◆ What you are asked to do ◆
Report the number of lines in these entries that contain "script". Write only the number.

(Code that draws figures)
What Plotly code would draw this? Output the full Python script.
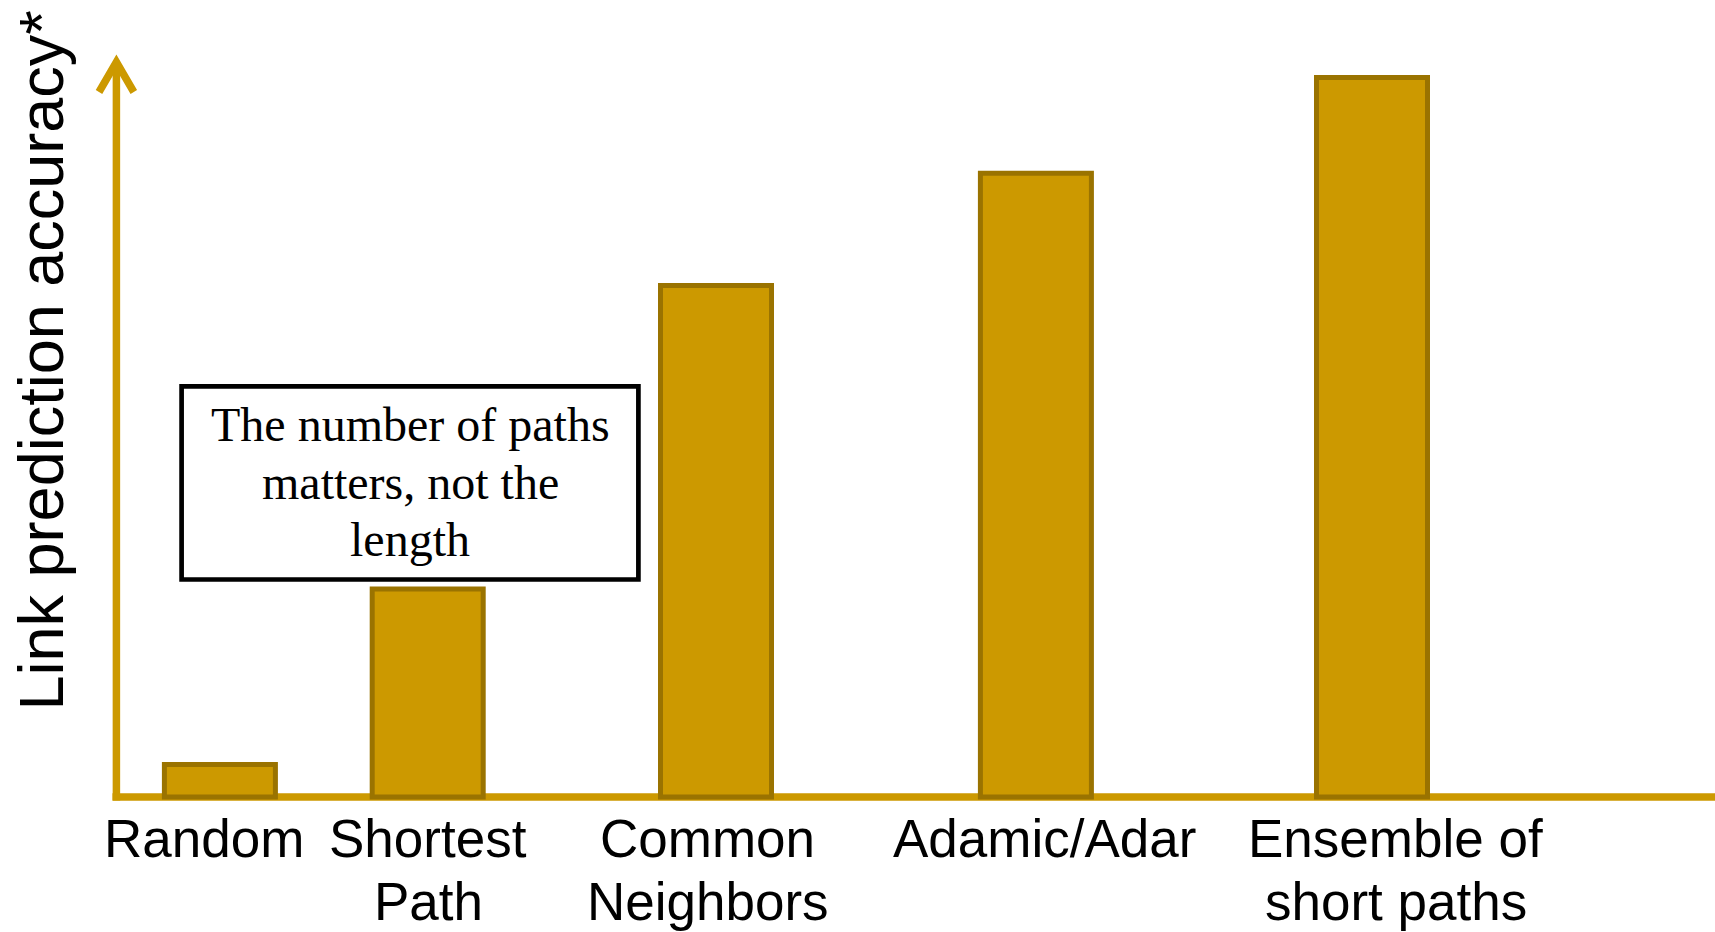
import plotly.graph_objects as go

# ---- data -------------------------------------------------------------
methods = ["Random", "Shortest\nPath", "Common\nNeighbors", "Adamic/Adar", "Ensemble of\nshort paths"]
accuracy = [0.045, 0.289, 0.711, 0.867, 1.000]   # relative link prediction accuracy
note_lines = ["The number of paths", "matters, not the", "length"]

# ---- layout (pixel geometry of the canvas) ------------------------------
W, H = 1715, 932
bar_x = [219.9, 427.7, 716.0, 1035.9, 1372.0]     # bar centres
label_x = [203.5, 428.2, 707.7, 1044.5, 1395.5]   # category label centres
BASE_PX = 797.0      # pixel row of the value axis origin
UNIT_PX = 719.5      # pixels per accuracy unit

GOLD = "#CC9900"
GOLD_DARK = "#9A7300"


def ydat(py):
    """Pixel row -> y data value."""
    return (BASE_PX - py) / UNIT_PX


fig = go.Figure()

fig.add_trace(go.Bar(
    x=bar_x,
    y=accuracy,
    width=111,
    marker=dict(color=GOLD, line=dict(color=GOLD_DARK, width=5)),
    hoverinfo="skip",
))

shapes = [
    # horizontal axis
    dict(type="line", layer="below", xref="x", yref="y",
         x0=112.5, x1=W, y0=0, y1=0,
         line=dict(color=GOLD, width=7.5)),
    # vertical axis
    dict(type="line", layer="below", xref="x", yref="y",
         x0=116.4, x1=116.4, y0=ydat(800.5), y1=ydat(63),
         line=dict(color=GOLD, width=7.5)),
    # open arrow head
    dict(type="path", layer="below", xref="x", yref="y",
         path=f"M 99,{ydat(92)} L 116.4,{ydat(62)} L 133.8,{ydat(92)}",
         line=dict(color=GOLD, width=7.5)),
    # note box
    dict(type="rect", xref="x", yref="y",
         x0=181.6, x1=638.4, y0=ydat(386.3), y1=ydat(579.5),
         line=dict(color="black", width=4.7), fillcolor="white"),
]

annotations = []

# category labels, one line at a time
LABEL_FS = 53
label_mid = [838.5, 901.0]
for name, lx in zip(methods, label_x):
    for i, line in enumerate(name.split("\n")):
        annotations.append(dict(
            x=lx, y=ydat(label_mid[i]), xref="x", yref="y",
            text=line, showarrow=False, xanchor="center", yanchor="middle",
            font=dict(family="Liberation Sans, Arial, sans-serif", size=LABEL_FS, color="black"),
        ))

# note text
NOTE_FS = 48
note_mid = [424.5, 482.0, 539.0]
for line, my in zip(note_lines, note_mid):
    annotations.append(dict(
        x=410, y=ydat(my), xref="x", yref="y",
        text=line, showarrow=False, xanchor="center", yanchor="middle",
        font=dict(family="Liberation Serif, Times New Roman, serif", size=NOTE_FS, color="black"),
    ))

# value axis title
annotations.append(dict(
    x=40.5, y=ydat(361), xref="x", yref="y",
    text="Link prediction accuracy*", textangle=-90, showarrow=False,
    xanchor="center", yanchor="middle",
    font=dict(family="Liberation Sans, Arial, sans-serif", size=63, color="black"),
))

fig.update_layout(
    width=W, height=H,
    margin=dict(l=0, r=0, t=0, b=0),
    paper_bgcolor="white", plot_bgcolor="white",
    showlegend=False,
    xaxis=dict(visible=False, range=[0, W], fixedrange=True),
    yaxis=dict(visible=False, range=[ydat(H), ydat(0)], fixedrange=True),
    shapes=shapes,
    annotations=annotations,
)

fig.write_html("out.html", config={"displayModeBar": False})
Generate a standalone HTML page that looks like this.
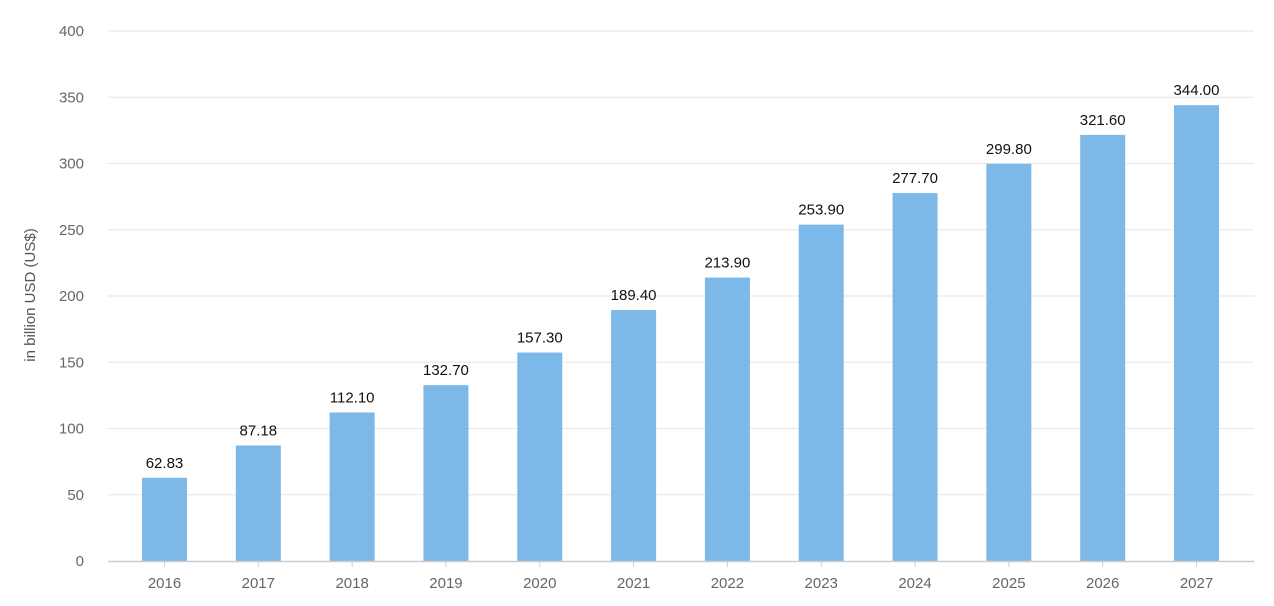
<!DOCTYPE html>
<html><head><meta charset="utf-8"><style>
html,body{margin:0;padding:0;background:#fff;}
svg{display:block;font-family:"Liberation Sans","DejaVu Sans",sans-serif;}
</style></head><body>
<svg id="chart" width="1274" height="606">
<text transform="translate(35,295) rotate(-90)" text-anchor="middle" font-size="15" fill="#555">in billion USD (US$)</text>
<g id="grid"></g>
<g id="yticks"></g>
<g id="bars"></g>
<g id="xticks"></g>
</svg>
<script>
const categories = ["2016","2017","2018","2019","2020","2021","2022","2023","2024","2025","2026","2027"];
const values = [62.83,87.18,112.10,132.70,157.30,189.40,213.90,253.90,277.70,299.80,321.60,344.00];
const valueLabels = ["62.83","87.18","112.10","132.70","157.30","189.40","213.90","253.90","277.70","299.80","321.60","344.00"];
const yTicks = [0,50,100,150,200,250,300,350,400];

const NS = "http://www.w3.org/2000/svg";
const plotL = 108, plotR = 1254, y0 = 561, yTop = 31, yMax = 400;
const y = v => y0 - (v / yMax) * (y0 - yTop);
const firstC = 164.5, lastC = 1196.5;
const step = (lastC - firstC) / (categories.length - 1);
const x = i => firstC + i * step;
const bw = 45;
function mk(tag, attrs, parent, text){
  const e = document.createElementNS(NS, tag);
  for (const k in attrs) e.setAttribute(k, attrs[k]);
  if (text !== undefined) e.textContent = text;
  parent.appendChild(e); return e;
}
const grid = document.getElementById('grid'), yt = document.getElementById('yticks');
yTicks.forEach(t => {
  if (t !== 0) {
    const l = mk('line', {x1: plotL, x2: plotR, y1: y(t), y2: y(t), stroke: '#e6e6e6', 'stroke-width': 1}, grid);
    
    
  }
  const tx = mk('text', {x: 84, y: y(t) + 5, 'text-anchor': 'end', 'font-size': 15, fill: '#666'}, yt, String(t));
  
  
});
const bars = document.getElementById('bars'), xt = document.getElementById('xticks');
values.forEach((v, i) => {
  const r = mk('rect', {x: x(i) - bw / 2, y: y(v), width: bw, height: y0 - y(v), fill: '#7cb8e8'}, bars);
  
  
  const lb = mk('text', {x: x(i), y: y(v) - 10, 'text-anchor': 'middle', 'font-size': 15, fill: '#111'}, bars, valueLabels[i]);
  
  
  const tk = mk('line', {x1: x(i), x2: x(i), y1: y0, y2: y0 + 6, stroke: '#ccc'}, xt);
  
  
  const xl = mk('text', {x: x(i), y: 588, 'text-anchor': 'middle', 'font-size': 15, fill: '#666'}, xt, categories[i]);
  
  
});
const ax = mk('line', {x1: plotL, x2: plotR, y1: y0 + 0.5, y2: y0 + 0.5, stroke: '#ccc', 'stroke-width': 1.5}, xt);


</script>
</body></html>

◆ Complete answer ◆
3